Análise gustativa do vinho

É o momento de provar o vinho em boca. Esta etapa requer bastante atenção, uma vez que são muitas as sensações que percebemos: gostos doce, ácido, amargo e salgado; outras sensações como untuosidade, temperatura, sensação de calor produzido pelo álcool, adstringência e borbulhas; e o sabor, que é a combinação de tudo o que percebemos em boca somados aos aromas retronasais.

Durante a prova, o gole não deve ser muito grande, nem pequeno demais. Deve ser em quantidade suficiente para efetuar uma análise correta, dividida em três etapas. O ataque é a primeira sensação percebida com o vinho na boca. A segunda etapa é a evolução, quando sentimos os gostos, os sabores e demais impressões do vinho. E a terceira é a que chamamos de final de boca, a sensação que fica depois que engolimos o vinho.

O gosto doce

O gosto doce provém dos açúcares que ficaram no vinho sem fermentar (açúcares residuais), do álcool etílico e dos demais álcoois produzidos pela fermentação. Este gosto é percebido principalmente no ápice da língua.

Os açúcares presentes no vinho são majoritariamente glicose e frutose. Com 2 ou 3 g/l de açúcares no vinho, o gosto doce já é detectado por alguns degustadores. A maioria, no entanto, apenas percebe o gosto doce quando a quantidade de açúcar é superior que 4 g/l.

O álcool de maior quantidade no vinho é o etílico, que é doce, e sua presença intensifica o gosto dos açúcares. Os sabores frutados e florais também contribuem para a sensação de doçura.
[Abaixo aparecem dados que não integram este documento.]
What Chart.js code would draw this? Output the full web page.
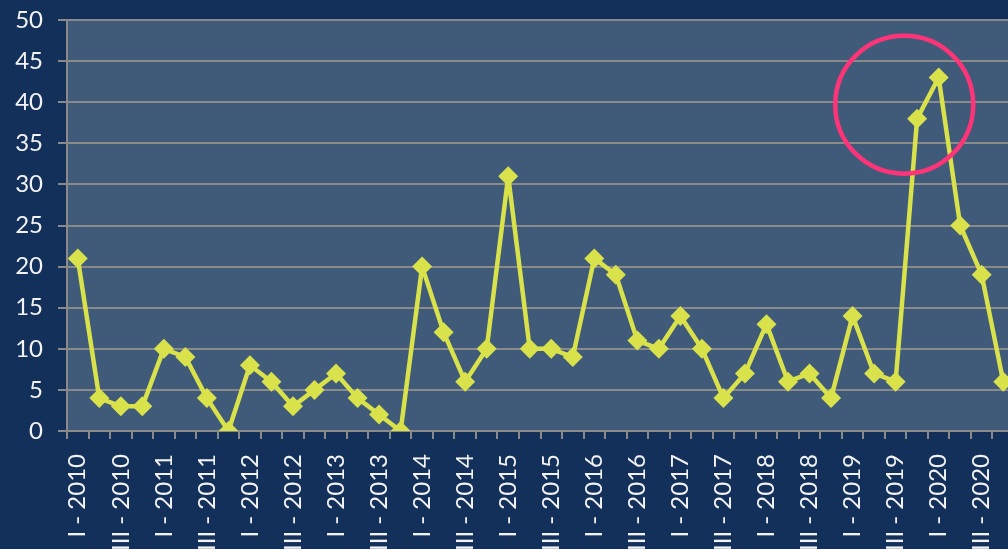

Este gosto é muito importante nos vinhos, uma vez que forma o equilíbrio gustativo, um fator de qualidade. Nos vinhos brancos o gosto doce deve equilibrar o gosto ácido. Já nos tintos o doce equilibra a acidez e as sensações produzidas pelos taninos.

O gosto ácido

Diversos ácidos orgânicos provenientes da uva e outros ácidos produzidos durante as fermentações formam o gosto ácido dos vinhos. Os principais ácidos provenientes da uva são: o tartárico, o málico e o cítrico. Os principais ácidos produzidos durante as fermentações são: o succínico, o lático e o acético.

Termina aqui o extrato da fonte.